Are there any tried and tested ways for businesses to reduce things like waste and fuel consumption within the supply chain?

One of the first areas to focus on is your office space. If you are renting offices, are you able to switch energy provider? Can you monitor — and therefore set reduction targets for — your energy and water use? Is the amount of space suitable for your business or are you paying to rent, light and heat empty areas, especially in these days of hybrid working?

Review your spending, too. Look at where the largest areas of spend are and whether you are satisfied that those suppliers are working in a sustainable way. Can you use a B Corp, where you know they will have met environmental and social standards and reviewed their own supply chain?

Some supply chain factors — such as recycling and using sustainable packaging — seem fairly straightforward, but what are some of the less obvious elements to consider? 

You need to consider not only the energy required to run your IT environment, website, servers etc, but also the purchase of hardware such as mobile phones, laptops, WiFi devices, which also have an impact on the environment — both in terms of emissions during manufacturing, shipping, operating and disposing, as well as materials' impact in mining and disposal.

Taking a holistic approach to your supply chain and removing emissions at source (so preventing them in the first place); keeping kit in circulation by selling on the used market or donating to a charity; and then sending to a green waste supplier as a last resort can really help.

Most emissions for professional services companies, for example, are Types 2 and 3, so either in the supply chain or as part of what customers do with end products and services.
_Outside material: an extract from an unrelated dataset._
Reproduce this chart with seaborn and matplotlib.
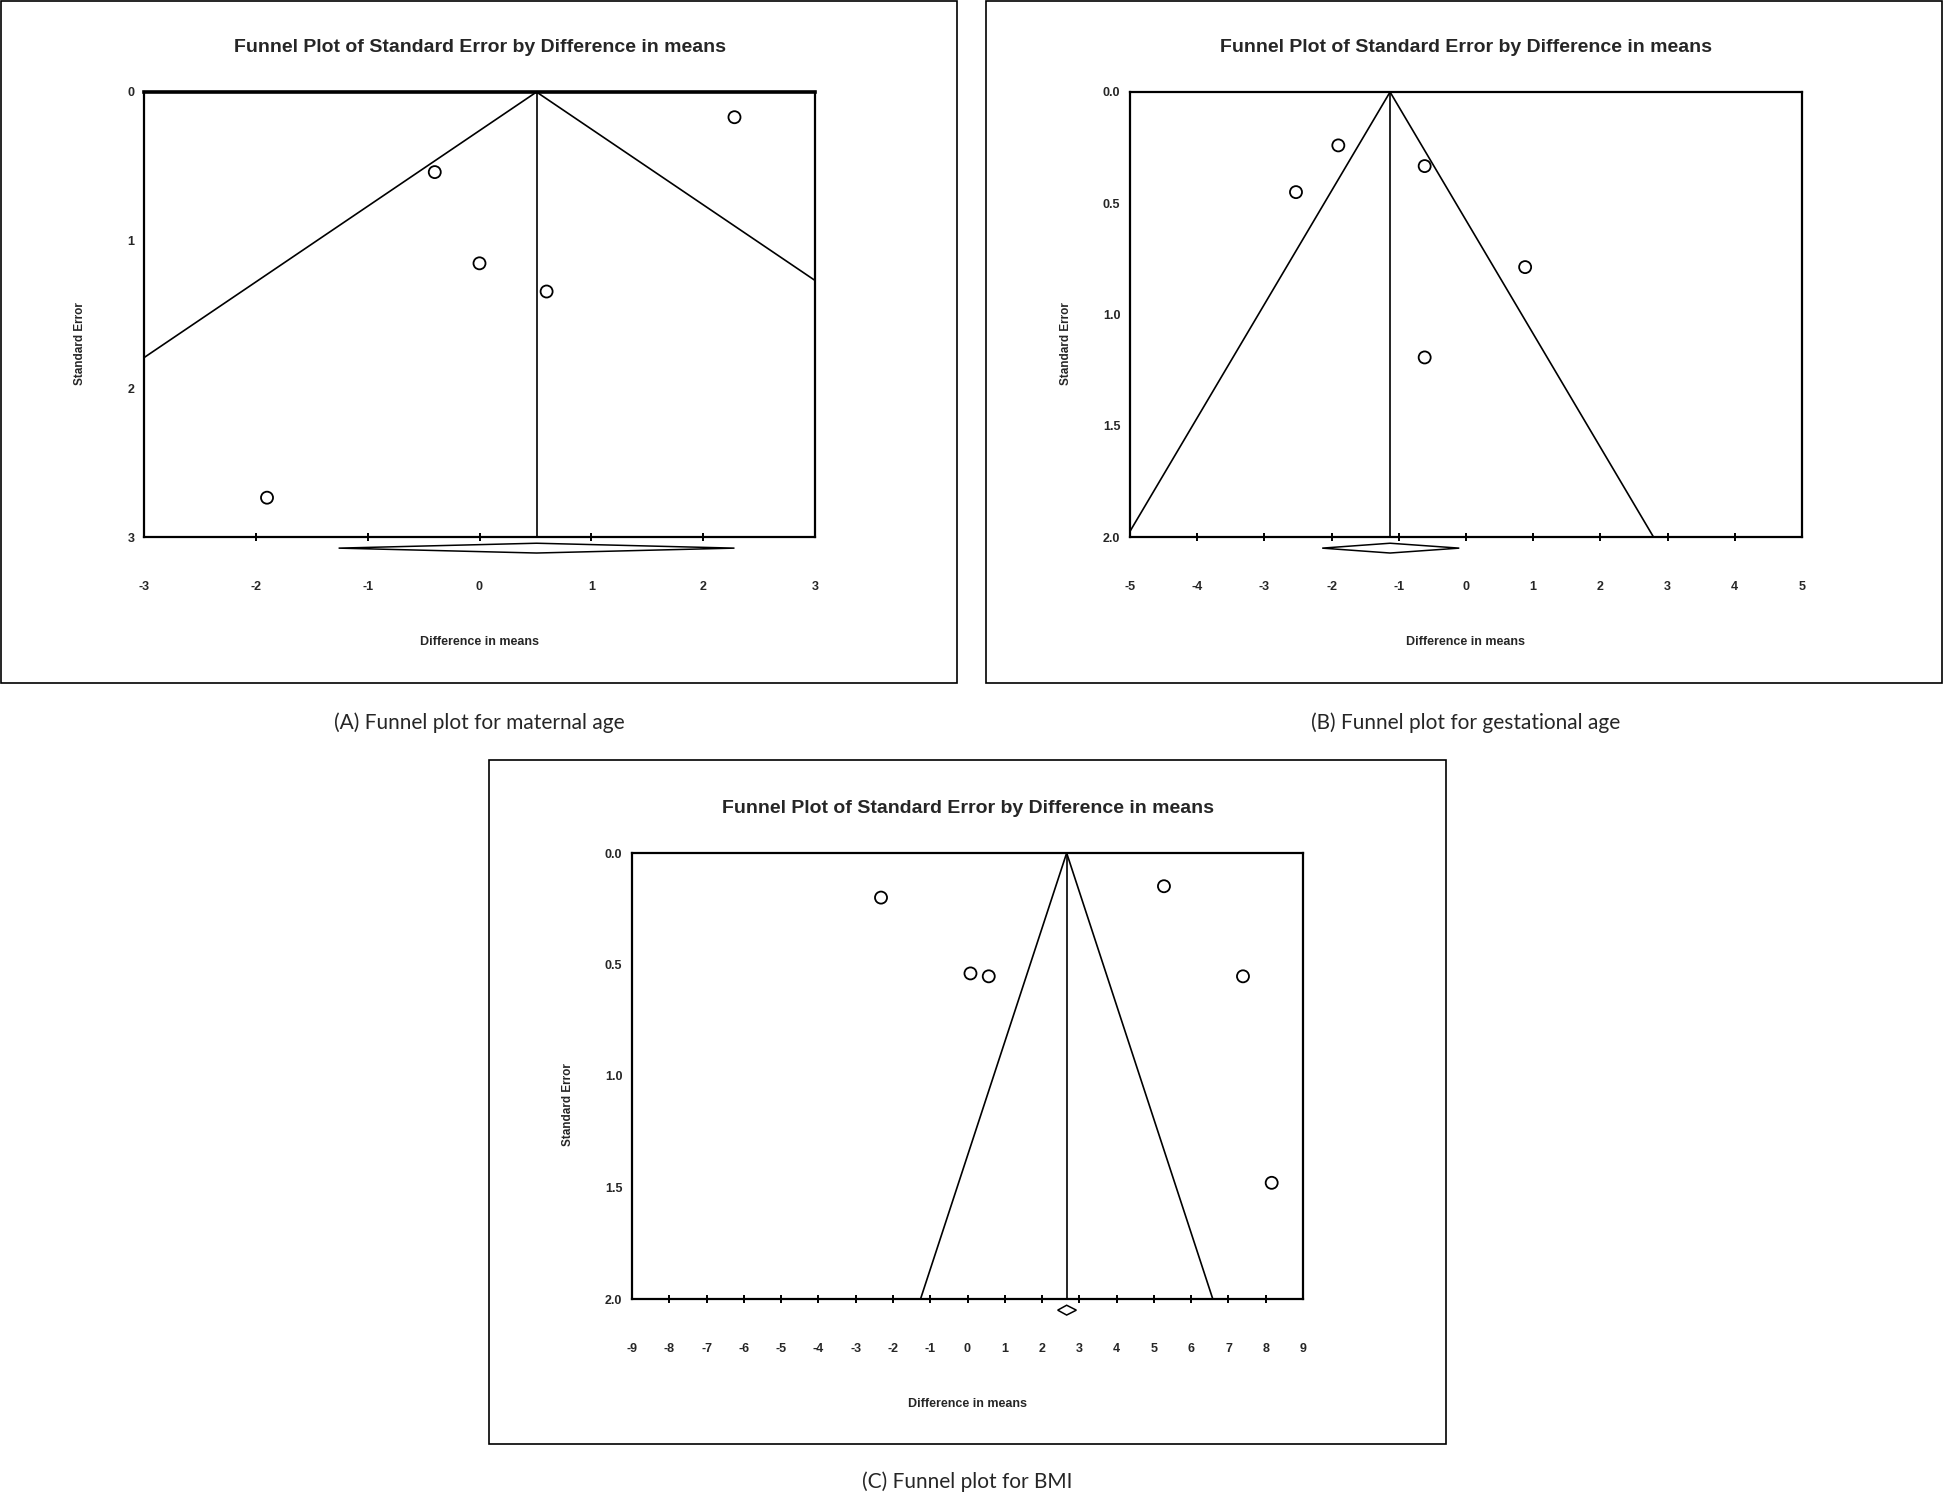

You can minimise those emissions by using suppliers that are actively working to reduce emissions and environmental impact.

Optimising IT is a B Corp itself and offers a unique Climate Conscious IT package for businesses — what is this package and what makes it sustainable?

Climate Conscious IT is a specific package of capabilities aimed at minimising a business's environmental impact, in addition to our award-winning range of managed IT services.

With specific, low-impact devices and services, combined with certified recycling and green energy, we can manage the entire IT and equipment lifecycle in an environmentally friendly way.

For organisations looking to make a bigger impact, we can also provide certified carbon credits, which are used to subsidise green energy projects around the world, plant trees for future benefit and provide long-term carbon sequestration via our managed sustainable tree planting scheme.

Businesses wanting to know how much impact they can have can try out our calculator by visiting

One of the key things which differentiates B Corp certification from the ISO 14001 is a focus on the social impact of a business. How can businesses adopt more sustainable labour practices throughout the supply chain?

It comes back to checking the credentials of any supplier to make sure they are operating in a sustainable way and following this trail down the supply chain. Look for suppliers with a low staff turnover, where employees are actively developed and promoted internally. Employee ownership trusts can be a good indicator that employees are actively engaged with — and benefiting from — the success of the business.

As with anything, it starts with understanding where you are on that journey and then asking those questions of your suppliers, as part of a rounded supplier management approach. Ensuring that your supply chain is actively addressing appropriate practices for their workforces is critical for a modern business.

Setting out how you would like to see things done, from Living Wage requirements through to benefits for part-time workers and those on zero hours contracts, for example, and having your supply chain evidence those as part of an ongoing audit process, is key.

How can businesses engage with their suppliers to encourage them to become more sustainable?

Have the conversation. Ask the questions. The more that suppliers feel the pressure to be transparent and to improve their practices, the more likely they are to aim for recognised standards like B Corp certification.

Ultimately, if you aren’t satisfied that your suppliers are doing enough, take your business and your money to someone who is.